Last night I started putting some effort into figuring out how to store data for the birds database that will be on-line eventually. I got perhaps 10% of the job done, but there were a couple of important things I realised before I got too far.

The first is that there is a heck of a lot of data that I want to keep. The usual bird data like common name and species, the specialised data like a unique ID for each bird (often used in bird counts, for example), the official info for each bird (plus references and sources), my own observations on the bird, good web links about the bird… This smells like a job for XML.
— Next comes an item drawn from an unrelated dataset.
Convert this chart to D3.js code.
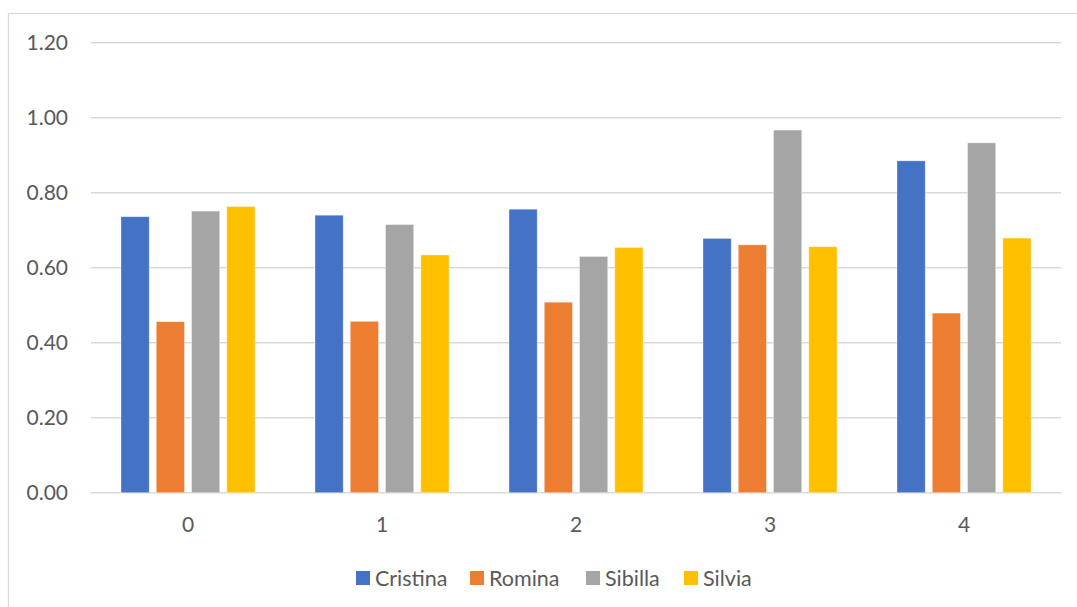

In the “bad old days” I knew a bit of XSL and XSLT, but I have no intention of brushing the cobwebs off those skills. Even though I try to keep everything XHTML 1.0 compliant, I still think I can do more in less time with Perl scripts and the regular XML APIs than I could with XSL.

The other arguments in favour of XML in this case are that I can define a DTD or schema and use a validator to ensure that my data files are valid, and that I can easily transform one format to another as my needs change. This doesn’t save me all of the up-front work of figuring out an appropriate format for my data, but it does mean that it will be easier if I have to change down the road.

My next job is to figure out whether to use a DTD or schema to describe the XML application for the data. I know DTDs much better, but namespaces could be useful, and I think those are a schema-only feature. We’ll see.